I'm looking through email and come across a Google Alert for "Spencer Schaffner." Two or three links come in a day via this net, usually amounting to nothing, but I use the alert (and others like it) to keep track of the basic parameters of my web footprint.
Today's link is to coursehero.com, a site based (in part) on mining syllabi and reposting them in altered, stripped-down form. Soooo, since I post course materials and a syllabus every time I teach, and I have been doing this for the past nine years, you can imagine my astonishment at the volume of mined and reposted material over at coursehero.
In a little iFrame, my materials in their unformatted new form look like this:
I used to get bothered when I learned that someone had taken something I'd put online and presented it as their own (without attribution). And syndication can be equally frustrating online; in this case, it's happened without consent and via mechanisms of automation. Via such tools, the web becomes a garbage dump of duplicates and copies. As I've mentioned a couple of times before, originals seem to exist online only momentarily before being copied and republished for further purposes of copying.

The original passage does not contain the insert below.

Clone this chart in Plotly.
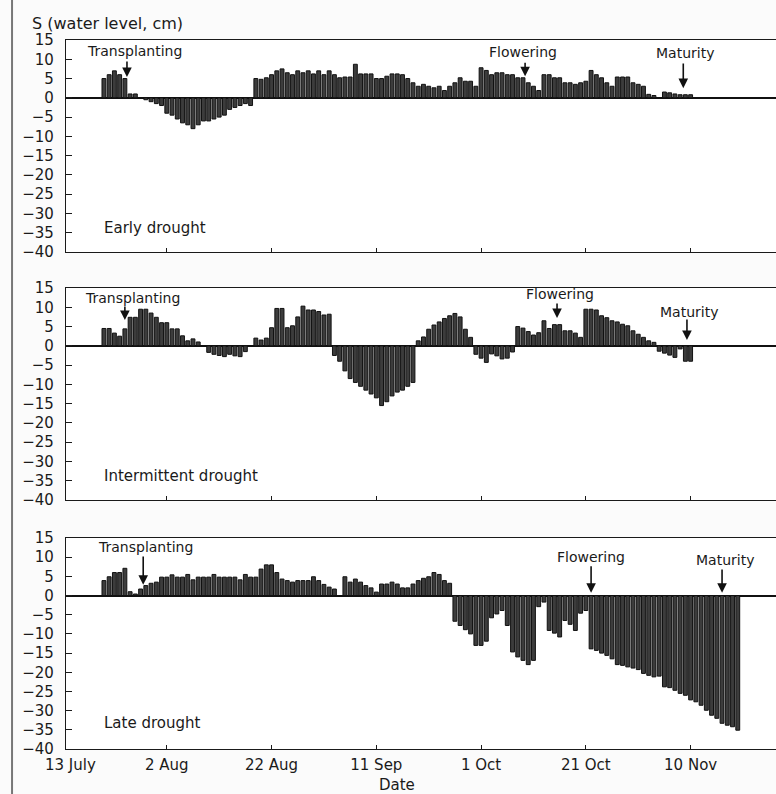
import numpy as np
import plotly.graph_objects as go

# Daily standing water level S (cm); day numbers count from 13 July.
EARLY_START = 8
EARLY_S = [5, 6, 7, 6, 5, 1, 1, 0,
           -0.5, -1, -1.5, -2, -4, -4.5, -5.5, -6.5, -7, -8, -7, -6, -6, -5.5, -5, -4.5, -3, -2.5, -2, -1.5, -2,
           5, 4.8, 5.2, 6, 7, 7.5, 6.5, 6, 7, 6.5, 7, 6.2, 7, 6, 7, 6, 5.2, 5.4, 5.4, 8.7, 6.2, 6.2, 6.2, 5, 5, 5.6, 6.2, 6.2,
           6, 5, 3.9, 3, 3.5, 3, 2.6, 3, 1.9, 3, 3.9, 5.2, 4.3, 4.3, 3, 7.8, 7.1, 6, 6.5, 6.5, 6, 6, 5.2, 5.2, 3.9, 3,
           1.9, 6, 6, 5.2, 5.2, 3.9, 3.9, 3.5, 3.9, 4.3, 7.1, 6, 5.2, 3.9, 3, 5.4, 5.4, 5.4, 3.9, 3.5, 3, 0.9, 0.6, 0,
           1.5, 1.3, 1, 0.8, 0.8, 0.8]

INTERMITTENT_START = 8
INTERMITTENT_S = [4.5, 4.5, 3.3, 2.5, 4.4, 7.4, 7.4, 9.5, 9.5, 8.5, 7.4, 6, 6, 4.4, 4.4, 2.6, 1.3, 1.8, 1,
                  0,
                  -1.7, -2.2, -2.5, -2.8, -2.2, -2.6, -2.8, -1.5,
                  0,
                  2, 1.5, 2, 4.7, 9.7, 9.7, 4.7, 5.2, 7.5, 10.3, 9.3, 9.3, 8.9, 8, 8.2,
                  -2.5, -4, -6.5, -8.5, -9.5, -10.5, -11.5, -12.5, -13.5, -15.5, -14.5, -13, -12, -11.5, -10.5, -9.5,
                  1.3, 2.3, 4.3, 5.4, 6.2, 7.1, 7.8, 8.4, 7.5, 4.3, 2.2,
                  -2.2, -3.2, -4.3, -2.1, -2.6, -3.4, -3.2, -1.6,
                  5, 4.6, 3.7, 2.8, 3.4, 6.5, 4.5, 5.5, 5.5, 3.9, 3.9, 3.3, 2.2, 9.5, 9.5, 9.3, 7.8, 7.3, 6.5, 6.2,
                  5.6, 5.2, 3.9, 3, 2.2, 1.3, 0.9,
                  -1.4, -1.9, -2.4, -3, -0.8, -4, -4]

LATE_START = 8
LATE_S = [3.9, 4.9, 6, 6, 7.1, 1, 0.4, 1.7, 2.6, 3.2, 3.5, 4.8, 4.8, 5.4, 4.8, 4.8, 5.5, 4.1, 4.8, 4.8,
          4.8, 5.5, 4.8, 4.8, 4.8, 4.8, 4.1, 5.5, 4.8, 4.8, 6.9, 8, 8, 6, 4.3, 3.9, 3.5, 3.9, 3.9, 3.9,
          4.9, 3.9, 2.9, 2.2, 1.7,
          0,
          4.9, 3.5, 4.3, 3.5, 2.6, 2, 0.9, 3, 3, 3.5, 3, 2, 2, 3, 3.9, 4.5, 4.9, 6, 5.5, 3.9, 3.2,
          -6.7, -7.8, -8.9, -10, -13, -13, -11.9, -5.8, -4.8, -3.9,
          -7.8, -14.7, -16, -16.9, -18, -16.9, -2.9, -1.7, -9.1, -9.8,
          -10.8, -6.5, -7.5, -9.1, -4.6, -3.9, -13.9, -14.3, -15, -15.6,
          -16.5, -18, -18.2, -18.6, -18.9, -19.3, -20.3, -20.8, -21.2, -21,
          -23.8, -24, -24.7, -25.5, -26, -27.2, -27.7, -28.6, -29.9, -31.2,
          -32, -33.3, -33.8, -34.2, -35.1]

TICK_DAYS = [20, 40, 60, 80, 100, 120]
TICK_LABELS = ["2 Aug", "22 Aug", "11 Sep", "1 Oct", "21 Oct", "10 Nov"]
START_LABEL = "13 July"
Y_TICKS = [15, 10, 5, 0, -5, -10, -15, -20, -25, -30, -35, -40]
X_RANGE = [0.76, 136.3]

# Crop stage markers: (label, arrow day, arrow top, arrow tip, label day, label height)
EARLY_STAGES = [("Transplanting", 12.4, 9.8, 5.4, 13.9, 12.1),
                ("Flowering", 88.4, 9.5, 5.6, 88.0, 11.9),
                ("Maturity", 118.6, 9.3, 2.5, 119.0, 11.6)]
INTERMITTENT_STAGES = [("Transplanting", 12.0, 10.6, 6.7, 13.4, 12.5),
                       ("Flowering", 94.5, 11.4, 7.2, 95.1, 13.4),
                       ("Maturity", 119.3, 7.2, 1.5, 119.6, 8.8)]
LATE_STAGES = [("Transplanting", 15.5, 10.6, 2.8, 16.0, 12.7),
               ("Flowering", 101.0, 8.0, 0.7, 100.9, 10.0),
               ("Maturity", 126.0, 7.2, 0.7, 126.5, 9.3)]

PANELS = [("Early drought", EARLY_START, EARLY_S, EARLY_STAGES, -33.8),
          ("Intermittent drought", INTERMITTENT_START, INTERMITTENT_S, INTERMITTENT_STAGES, -33.8),
          ("Late drought", LATE_START, LATE_S, LATE_STAGES, -33.3)]

DOMAINS = [[0.701, 1.0], [0.3512, 0.6502], [0.0, 0.2976]]
FONT = "DejaVu Sans"
INK = "#1a1a1a"

fig = go.Figure()
annotations = []
layout = {}

for i, (name, start, vals, stages, label_y) in enumerate(PANELS):
    n = i + 1
    xa, ya = f"x{n}", f"y{n}"
    days = np.arange(start, start + len(vals))
    fig.add_trace(go.Bar(
        x=days, y=vals, xaxis=xa, yaxis=ya, width=0.74,
        marker=dict(color="#3c3c3c", line=dict(color="#111111", width=1)),
        showlegend=False,
    ))
    layout[f"xaxis{n}"] = dict(
        domain=[0, 1], anchor=ya, range=X_RANGE,
        showline=True, linecolor=INK, linewidth=1.3, mirror=True,
        ticks="inside", ticklen=4, tickcolor=INK,
        tickvals=TICK_DAYS, ticktext=TICK_LABELS, ticklabelstandoff=2,
        showticklabels=(n == 3), showgrid=False, zeroline=False,
        tickfont=dict(family=FONT, size=15, color=INK),
    )
    layout[f"yaxis{n}"] = dict(
        domain=DOMAINS[i], anchor=xa, range=[-40, 15],
        showline=True, linecolor=INK, linewidth=1.3,
        ticks="inside", ticklen=6, tickcolor=INK,
        tickvals=Y_TICKS, showgrid=False, ticklabelstandoff=8,
        zeroline=True, zerolinecolor="#111111", zerolinewidth=1.6,
        tickfont=dict(family=FONT, size=15, color=INK),
    )
    annotations.append(dict(
        x=7.6, y=label_y, xref=xa, yref=ya, text=name, showarrow=False,
        xanchor="left", yanchor="middle", font=dict(family=FONT, size=15, color=INK),
    ))
    for label, ad, a_top, a_tip, ld, ly in stages:
        annotations.append(dict(
            x=ad, y=a_tip, ax=ad, ay=a_top, xref=xa, yref=ya, axref=xa, ayref=ya,
            text="", showarrow=True, arrowhead=2, arrowsize=1.2, arrowwidth=1.6,
            arrowcolor="#111111",
        ))
        annotations.append(dict(
            x=ld, y=ly, xref=xa, yref=ya, text=label, showarrow=False,
            xanchor="center", yanchor="middle", font=dict(family=FONT, size=14, color=INK),
        ))

# Season start label sits at the left end of the bottom axis
annotations.append(dict(
    x=0.007, y=-0.0225, xref="paper", yref="paper", text=START_LABEL,
    showarrow=False, xanchor="center", yanchor="middle",
    font=dict(family=FONT, size=15, color=INK),
))
annotations.append(dict(
    x=-0.0507, y=1.0226, xref="paper", yref="paper", text="S (water level, cm)",
    showarrow=False, xanchor="left", yanchor="middle",
    font=dict(family=FONT, size=16, color=INK),
))
annotations.append(dict(
    x=0.466, y=-0.0505, xref="paper", yref="paper", text="Date",
    showarrow=False, xanchor="center", yanchor="middle",
    font=dict(family=FONT, size=15, color=INK),
))

fig.update_layout(
    width=776, height=794,
    margin=dict(l=66, r=0, t=40, b=45),
    plot_bgcolor="white", paper_bgcolor="#fbfbfb",
    annotations=annotations,
    shapes=[dict(type="line", xref="paper", yref="paper",
                 x0=-0.076, x1=-0.076, y0=-0.07, y1=1.06,
                 line=dict(color="#777777", width=2))],
    **layout,
)

fig.write_html("out.html")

In the case of syllabi being ripped off, I'm not too bothered: course materials are meant to be shared, tweaked, and repurposed. If someone can find something useful in course materials, and students benefit, then that's cool. At the same time, by stripping my course materials of all features of design and context, they now look kind of sad online.
I'm tempted to turn all text I post online into images in some desperate attempt to limit the extent to which my words are mined and spread around. But why bother?